### Data
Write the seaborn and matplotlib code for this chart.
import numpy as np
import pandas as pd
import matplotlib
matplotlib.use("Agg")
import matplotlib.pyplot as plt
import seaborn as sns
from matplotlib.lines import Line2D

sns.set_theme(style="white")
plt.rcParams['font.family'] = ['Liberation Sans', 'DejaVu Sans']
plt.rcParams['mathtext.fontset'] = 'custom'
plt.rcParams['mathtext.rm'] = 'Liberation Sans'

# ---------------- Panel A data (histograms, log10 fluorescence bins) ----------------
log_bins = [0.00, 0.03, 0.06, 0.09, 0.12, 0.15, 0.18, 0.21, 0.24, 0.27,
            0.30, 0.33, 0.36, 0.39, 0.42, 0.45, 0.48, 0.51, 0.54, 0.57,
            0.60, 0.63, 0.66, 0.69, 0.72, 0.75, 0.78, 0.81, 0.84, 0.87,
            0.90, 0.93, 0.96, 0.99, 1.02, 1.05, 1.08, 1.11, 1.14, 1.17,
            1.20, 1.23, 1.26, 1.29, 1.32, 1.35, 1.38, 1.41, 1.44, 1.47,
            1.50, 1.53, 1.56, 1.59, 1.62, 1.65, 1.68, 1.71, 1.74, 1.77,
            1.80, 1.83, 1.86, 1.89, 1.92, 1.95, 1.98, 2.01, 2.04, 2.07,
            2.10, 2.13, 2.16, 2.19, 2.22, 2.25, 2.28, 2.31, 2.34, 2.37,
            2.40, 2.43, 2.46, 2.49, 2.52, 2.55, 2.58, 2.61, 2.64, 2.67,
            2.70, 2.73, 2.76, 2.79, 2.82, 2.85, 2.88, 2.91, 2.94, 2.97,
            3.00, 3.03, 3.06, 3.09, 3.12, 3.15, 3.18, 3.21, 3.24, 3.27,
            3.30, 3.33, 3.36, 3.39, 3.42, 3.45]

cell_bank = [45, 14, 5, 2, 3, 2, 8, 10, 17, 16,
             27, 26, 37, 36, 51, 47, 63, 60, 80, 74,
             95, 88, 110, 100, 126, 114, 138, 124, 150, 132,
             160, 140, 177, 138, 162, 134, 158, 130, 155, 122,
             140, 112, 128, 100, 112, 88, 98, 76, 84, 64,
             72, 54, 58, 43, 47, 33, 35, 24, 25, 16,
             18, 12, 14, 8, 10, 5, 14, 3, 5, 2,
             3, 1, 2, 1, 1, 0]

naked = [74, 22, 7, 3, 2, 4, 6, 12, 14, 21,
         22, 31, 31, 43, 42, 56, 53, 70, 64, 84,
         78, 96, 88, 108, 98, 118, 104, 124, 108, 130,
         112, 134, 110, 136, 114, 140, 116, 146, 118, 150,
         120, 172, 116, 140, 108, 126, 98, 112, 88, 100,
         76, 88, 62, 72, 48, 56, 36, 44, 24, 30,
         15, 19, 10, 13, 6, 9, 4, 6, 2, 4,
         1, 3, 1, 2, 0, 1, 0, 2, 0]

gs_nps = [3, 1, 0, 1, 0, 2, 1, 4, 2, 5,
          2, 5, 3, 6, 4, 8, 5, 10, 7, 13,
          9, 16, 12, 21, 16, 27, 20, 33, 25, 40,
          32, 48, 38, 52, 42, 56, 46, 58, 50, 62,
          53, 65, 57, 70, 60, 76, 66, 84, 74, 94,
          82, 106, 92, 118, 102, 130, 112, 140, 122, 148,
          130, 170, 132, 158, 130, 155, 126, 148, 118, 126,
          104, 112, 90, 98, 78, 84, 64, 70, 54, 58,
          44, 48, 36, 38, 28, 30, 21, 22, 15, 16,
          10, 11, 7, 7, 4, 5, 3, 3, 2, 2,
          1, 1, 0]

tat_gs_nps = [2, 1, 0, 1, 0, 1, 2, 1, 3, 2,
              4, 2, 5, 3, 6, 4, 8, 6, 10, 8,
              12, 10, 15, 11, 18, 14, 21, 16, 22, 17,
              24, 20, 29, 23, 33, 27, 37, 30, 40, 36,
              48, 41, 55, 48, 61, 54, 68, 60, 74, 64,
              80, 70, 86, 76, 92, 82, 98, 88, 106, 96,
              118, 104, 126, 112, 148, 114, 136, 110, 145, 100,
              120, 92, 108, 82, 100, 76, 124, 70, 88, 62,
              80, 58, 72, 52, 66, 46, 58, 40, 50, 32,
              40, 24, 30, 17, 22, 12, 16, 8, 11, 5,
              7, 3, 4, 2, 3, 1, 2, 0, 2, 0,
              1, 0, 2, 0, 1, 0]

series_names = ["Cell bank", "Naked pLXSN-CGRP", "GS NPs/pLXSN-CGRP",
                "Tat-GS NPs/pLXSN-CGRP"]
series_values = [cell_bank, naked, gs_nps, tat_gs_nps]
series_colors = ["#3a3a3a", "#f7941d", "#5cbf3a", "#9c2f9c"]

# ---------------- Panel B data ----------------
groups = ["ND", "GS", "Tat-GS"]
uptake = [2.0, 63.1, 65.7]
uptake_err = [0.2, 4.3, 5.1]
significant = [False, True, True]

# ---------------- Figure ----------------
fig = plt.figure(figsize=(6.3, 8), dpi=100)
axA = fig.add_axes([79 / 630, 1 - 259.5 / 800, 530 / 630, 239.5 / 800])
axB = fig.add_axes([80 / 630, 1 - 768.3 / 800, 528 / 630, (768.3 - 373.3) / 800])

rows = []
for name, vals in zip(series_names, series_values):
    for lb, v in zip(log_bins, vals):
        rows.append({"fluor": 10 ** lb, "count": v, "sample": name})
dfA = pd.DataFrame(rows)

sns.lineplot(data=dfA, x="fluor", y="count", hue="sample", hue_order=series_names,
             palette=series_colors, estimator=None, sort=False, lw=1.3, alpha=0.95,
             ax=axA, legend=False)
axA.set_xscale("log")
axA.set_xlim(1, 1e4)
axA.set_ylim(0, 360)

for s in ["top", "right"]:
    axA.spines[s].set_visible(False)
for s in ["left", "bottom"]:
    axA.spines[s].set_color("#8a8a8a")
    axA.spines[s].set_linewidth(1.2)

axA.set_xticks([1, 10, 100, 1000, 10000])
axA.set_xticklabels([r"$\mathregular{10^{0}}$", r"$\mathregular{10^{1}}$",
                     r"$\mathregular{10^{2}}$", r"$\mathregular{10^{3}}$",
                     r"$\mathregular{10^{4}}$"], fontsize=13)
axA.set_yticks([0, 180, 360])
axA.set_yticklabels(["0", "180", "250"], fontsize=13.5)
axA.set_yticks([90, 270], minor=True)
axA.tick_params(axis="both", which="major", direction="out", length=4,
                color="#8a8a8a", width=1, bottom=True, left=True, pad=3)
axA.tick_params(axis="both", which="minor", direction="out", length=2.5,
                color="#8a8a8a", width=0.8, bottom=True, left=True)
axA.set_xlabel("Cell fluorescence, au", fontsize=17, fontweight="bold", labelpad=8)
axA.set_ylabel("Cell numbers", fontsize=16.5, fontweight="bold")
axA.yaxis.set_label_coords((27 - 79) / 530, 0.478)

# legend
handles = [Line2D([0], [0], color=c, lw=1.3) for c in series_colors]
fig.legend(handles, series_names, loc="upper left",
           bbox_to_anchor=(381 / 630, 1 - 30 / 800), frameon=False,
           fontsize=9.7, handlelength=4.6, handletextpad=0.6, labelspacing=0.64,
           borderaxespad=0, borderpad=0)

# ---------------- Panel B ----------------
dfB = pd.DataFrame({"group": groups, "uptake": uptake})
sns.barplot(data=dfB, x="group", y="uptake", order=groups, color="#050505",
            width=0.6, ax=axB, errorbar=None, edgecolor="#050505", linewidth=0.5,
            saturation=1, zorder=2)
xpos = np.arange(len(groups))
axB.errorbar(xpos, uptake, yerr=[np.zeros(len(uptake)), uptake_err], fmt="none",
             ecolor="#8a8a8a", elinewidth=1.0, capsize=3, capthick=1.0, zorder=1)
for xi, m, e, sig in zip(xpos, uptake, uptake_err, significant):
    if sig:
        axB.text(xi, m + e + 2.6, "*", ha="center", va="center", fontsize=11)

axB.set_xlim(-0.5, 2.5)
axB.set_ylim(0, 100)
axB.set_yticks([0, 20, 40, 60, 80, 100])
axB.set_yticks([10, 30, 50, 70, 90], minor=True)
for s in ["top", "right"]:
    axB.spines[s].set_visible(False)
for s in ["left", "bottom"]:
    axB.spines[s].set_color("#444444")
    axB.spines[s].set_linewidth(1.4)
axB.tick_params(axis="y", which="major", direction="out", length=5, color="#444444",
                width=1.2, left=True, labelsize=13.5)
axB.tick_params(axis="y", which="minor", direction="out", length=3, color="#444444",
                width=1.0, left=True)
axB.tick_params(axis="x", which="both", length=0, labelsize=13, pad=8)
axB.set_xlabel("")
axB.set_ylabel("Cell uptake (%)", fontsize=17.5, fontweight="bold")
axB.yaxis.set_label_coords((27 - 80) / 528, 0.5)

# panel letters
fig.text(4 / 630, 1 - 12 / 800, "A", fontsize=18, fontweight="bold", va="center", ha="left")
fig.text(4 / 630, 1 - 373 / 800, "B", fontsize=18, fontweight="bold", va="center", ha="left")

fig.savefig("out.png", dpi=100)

### Task details
Output exactly the leading lines of the data, up to and including the line marked by "plt.rcParams['mathtext.rm'] = 'Liberation".

### Solution
Write the seaborn and matplotlib code for this chart.
import numpy as np
import pandas as pd
import matplotlib
matplotlib.use("Agg")
import matplotlib.pyplot as plt
import seaborn as sns
from matplotlib.lines import Line2D

sns.set_theme(style="white")
plt.rcParams['font.family'] = ['Liberation Sans', 'DejaVu Sans']
plt.rcParams['mathtext.fontset'] = 'custom'
plt.rcParams['mathtext.rm'] = 'Liberation Sans'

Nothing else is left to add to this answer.